Der hierin belassene Ermessensspielraum für die Anpassung der Höhe des Pachtzinses steht der Annahme einer Wertsicherungsklausel nicht entgegen. Entscheidend für die Annahme einer Wertsicherungsklausel ist, daß nach dem Willen der Vertragsparteien Maßstab für eine Erhöhung des Pachtzinses ,,eine wesentliche Änderung der allgemeinen wirtschaftlichen Verhältnisse" sein soll. Eine Gleichmäßigkeit der Rentenleistungen entfällt nach der Rechtsprechung des erkennenden Senats erst dann, wenn die Höhe der Rentenleistungen nach den Rechtsgrundsätzen des § 323 der Zivilprozeßordnung (ZPO) von der individuellen Bedürftigkeit des Rentenberechtigten oder der individuellen Leistungsfähigkeit des Rentenverpflichteten abhängt (Urteil in BFHE 143, 317, BStBl II 1985, 610). Eine solche Regelung ist jedoch weder in der Vermächtnisanordnung noch in dem Pachtvertrag enthalten. Sie wäre zudem einem Leistungsaustausch zwischen dem Grundstücksverpächter und dem Pächter wesensfremd.

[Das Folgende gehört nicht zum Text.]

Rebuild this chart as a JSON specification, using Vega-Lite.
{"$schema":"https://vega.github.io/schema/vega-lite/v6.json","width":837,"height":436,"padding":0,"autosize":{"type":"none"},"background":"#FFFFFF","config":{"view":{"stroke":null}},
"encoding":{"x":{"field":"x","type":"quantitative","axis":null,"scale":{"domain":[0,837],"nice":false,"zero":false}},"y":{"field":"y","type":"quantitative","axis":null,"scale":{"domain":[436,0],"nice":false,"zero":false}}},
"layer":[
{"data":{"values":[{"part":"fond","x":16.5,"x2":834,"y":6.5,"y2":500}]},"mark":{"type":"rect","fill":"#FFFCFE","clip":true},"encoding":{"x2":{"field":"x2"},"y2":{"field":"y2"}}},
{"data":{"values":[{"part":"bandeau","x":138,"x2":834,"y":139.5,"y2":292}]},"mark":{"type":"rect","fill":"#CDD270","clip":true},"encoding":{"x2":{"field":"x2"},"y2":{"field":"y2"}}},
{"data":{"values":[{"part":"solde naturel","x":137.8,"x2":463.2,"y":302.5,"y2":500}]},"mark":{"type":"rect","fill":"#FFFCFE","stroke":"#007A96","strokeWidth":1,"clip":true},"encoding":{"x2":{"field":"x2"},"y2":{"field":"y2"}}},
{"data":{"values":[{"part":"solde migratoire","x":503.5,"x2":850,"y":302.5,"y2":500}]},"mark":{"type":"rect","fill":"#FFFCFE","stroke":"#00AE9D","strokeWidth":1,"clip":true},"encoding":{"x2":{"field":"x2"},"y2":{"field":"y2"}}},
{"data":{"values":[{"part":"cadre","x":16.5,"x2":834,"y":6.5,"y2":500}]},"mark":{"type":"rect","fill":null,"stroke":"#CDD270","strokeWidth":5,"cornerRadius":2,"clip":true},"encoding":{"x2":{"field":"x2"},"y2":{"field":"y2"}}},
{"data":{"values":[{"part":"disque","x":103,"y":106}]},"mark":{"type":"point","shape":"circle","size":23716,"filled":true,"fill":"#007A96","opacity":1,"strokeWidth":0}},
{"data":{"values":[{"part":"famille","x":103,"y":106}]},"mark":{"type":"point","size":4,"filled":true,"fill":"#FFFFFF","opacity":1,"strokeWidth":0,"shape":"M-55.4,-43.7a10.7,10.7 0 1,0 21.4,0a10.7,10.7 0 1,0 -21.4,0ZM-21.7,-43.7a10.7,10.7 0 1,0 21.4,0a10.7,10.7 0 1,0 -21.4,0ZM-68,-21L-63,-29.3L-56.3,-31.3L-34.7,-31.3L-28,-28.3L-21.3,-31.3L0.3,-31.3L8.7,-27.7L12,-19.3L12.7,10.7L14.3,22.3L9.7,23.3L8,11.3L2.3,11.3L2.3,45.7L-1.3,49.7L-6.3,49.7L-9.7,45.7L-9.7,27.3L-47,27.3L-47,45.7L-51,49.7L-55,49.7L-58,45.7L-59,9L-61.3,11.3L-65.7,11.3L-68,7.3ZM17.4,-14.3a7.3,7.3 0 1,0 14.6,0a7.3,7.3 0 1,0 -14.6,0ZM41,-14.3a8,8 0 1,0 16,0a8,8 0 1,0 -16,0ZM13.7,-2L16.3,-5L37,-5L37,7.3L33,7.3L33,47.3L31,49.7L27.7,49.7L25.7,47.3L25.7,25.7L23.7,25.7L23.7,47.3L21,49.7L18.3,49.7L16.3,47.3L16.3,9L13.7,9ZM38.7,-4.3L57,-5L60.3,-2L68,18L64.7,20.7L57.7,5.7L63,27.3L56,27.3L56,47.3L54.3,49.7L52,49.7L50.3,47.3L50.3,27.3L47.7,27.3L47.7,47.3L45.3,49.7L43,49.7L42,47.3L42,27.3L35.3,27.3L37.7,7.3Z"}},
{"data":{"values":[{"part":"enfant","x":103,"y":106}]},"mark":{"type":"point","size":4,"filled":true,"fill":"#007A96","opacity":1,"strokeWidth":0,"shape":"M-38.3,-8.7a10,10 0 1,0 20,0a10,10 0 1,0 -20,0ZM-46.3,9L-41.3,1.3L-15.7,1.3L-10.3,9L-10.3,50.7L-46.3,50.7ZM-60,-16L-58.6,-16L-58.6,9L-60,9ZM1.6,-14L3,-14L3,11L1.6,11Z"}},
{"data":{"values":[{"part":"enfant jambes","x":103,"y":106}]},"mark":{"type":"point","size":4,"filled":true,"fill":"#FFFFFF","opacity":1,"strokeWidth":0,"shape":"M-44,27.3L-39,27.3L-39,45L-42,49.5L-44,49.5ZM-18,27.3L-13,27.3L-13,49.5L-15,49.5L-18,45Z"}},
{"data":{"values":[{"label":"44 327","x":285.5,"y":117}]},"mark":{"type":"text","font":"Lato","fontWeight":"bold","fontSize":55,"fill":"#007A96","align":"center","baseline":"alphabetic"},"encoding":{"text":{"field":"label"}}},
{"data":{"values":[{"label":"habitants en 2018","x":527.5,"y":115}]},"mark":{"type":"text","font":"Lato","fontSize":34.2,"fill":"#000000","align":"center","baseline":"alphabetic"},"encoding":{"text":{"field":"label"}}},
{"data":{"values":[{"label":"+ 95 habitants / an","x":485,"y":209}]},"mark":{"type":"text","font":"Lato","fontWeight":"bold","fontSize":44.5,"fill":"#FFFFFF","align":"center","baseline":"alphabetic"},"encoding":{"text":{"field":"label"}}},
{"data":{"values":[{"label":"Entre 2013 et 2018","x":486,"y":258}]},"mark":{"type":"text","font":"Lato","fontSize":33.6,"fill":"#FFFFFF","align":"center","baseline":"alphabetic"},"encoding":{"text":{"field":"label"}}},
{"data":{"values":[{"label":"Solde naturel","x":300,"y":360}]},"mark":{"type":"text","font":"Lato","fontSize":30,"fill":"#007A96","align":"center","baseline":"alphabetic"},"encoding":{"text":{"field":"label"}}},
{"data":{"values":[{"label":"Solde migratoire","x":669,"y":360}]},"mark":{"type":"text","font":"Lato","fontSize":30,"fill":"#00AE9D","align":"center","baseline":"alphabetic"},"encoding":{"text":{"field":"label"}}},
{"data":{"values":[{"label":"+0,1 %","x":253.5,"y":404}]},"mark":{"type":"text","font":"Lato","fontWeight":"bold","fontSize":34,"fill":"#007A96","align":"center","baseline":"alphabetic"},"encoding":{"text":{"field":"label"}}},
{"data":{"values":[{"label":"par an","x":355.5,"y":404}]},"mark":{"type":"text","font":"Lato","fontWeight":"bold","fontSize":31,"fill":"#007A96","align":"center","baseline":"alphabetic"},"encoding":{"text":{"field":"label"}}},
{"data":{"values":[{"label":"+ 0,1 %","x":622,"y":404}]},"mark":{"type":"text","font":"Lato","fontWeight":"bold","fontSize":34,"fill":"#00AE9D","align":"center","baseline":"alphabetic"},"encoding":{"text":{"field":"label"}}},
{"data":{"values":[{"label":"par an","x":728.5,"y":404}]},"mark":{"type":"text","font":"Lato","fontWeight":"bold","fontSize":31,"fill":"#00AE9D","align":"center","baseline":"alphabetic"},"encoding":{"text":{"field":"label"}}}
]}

Dem steht auch nicht das Vorbringen der Klägerin entgegen, die Pächterin habe eine Erhöhung des Pachtzinses von 1973 bis 1976 mit dem Hinweis auf die schlechte Ertragslage der Tankstelle abwehren können. Die Pächterin berief sich danach auf Treu und Glauben (§ 242 BGB) und eine Veränderung der Geschäftsgrundlage. Übertragen auf das Verhältnis zwischen der Klägerin und der Vermächtnisnehmerin wird dadurch der Charakter der Rente als Leibrente nicht berührt. Durch Veränderungen der Rentenhöhe infolge Fortfalls der Geschäftsgrundlage entfällt nicht die Gleichmäßigkeit der Rentenleistungen (BFH-Urteil vom 1. August 1975 VI R 48/73, BFHE 116, 501, BStBl II 1975, 881, und Urteil vom selben Tage VI R 168/73, BFHE 116, 505, BStBl II 1975, 882, 884).
Eine Rente in schwankender Höhe käme erst ab dem Jahre 1985 mit Auslaufen des auf 25 Jahre festvereinbarten Pachtvertrages in Betracht, weil erst dann das Grundstück zu einem anderen Pachtzins verpachtet werden kann. Das FG hat jedoch für diesen Fall - im Jahre 1985 wäre die im Jahre 1900 geborene Vermächtnisnehmerin bereits 85 Jahre alt - das Testament in revisionsrechtlich nicht zu beanstandender Weise dahin ausgelegt, daß die Leibrente dann nach Maßgabe des jetzigen Pachtvertrages mit seiner Wertsicherungsklausel weitergezahlt werden soll (,,eine Rente in gleicher Höhe wie der Pachtzins [der Pächterin] auf Lebenszeit zu zahlen, wobei die Wertsicherungsklausel in gleicher Weise wie beim Pachtvertrag gelten soll").